Queen Victoria’s Effect on Britain

Did Queen Victoria leave her subjects in a better condition in 1901 than when she found them in 1837?

The Victorian era was principally a time of change, of transience: the translocation of a people, challenged morally, socially and in their religious beliefs, as never before. Standing majestically above all this was the image of stability which Queen Victoria symbolised. The shift from the rural life of the eighteenth century and the Romantic Movement in the Arts which accompanied it was displaced and the population in the industrial towns and cities swelled to the point of overflowing, producing slums and sweatshops rather than the wealth and security that had been sought, with ‘the Age of the Novel’ involved with social issues as well as establishing a new literary genre. In 1837, when Victoria came to the throne, these changes had already begun and by the time her reign ended, in 1901, more was ahead particularly if one considers the ‘long nineteenth century’ which encompasses the pre-war years up to 1914. How far her people were in a ‘better condition’ by the end of Victoria’s reign will be the subject of this essay, looking at the idea via the different media of change evidenced in religion, literature, politics and related social issues as well as the Imperialism which the establishment of the British monarch as the first Empress of India established.

In many ways, it is true to say that Victoria presided over a Renaissance which had not been seen since her antecedent, Elizabeth, had been on the throne. The coincidence that a female monarch should have been in place at both times of regeneration does not, however, imply a connective: conditions were very different during Elizabeth’s reign, particularly in the area of social mobility and religious imperatives. The Victorian era saw the greatest challenges to both of these that had ever been seen.

The movement of the peasantry to the towns saw an enormous shift in both the physical location of the population and its imperatives. Much was lost, in terms of tradition and permanence when the move to the cities occurred because most of those who did relocate in the hope of increasing their meagre incomes had never been farther than the next village before they moved and this had been the case for generations. Indeed, as early as the mid-nineteenth century novelists were using the idea of the rural idyll to exemplify an ideal existence now lost[1]. This is evident in novels such as George Eliot’s Adam Bede (1859) which was set some fifty years before it was written:

As he reached the foot of the slope, an elderly horseman, with his portmanteau strapped behind him, stopped his horse when Adam had passed him, and turned round to have another long look at the stalwart workman in paper cap, leather breeches, and dark-blue worsted stockings.[2]

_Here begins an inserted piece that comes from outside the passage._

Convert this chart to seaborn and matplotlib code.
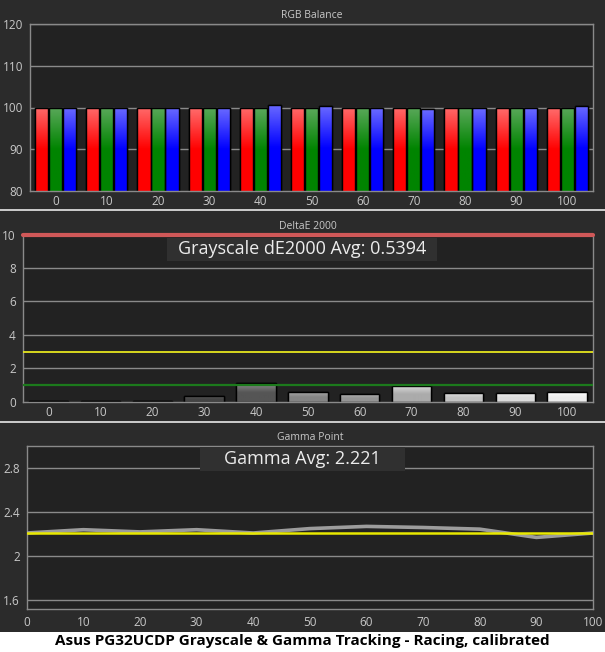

The mounted, unidentified and detached observer (a connective with the contemporary reader) takes a ‘long look at the ‘stalwart workman’ in an elegiac emblem of the author’s intent within the novel to show a time now lost and the changes that were about to take place. Adam as a type of workman has been displaced and is no longer to be found and which represents a longing for a return to old times and old days associated with the countryside which can be traced to the present day and certainly becomes a primary informative, present in works such as Flora Thompson’s enduringly popular Larkrise to Candleford (1945) and further evidenced even in the work of such ‘scientific’ novelists as H.G. Wells in his novel, The History of Mr Polly, and the character of Leonard Bast as well as the evocative, mystical rural setting in E.M. Forster’s Howard’s End, both written in 1910.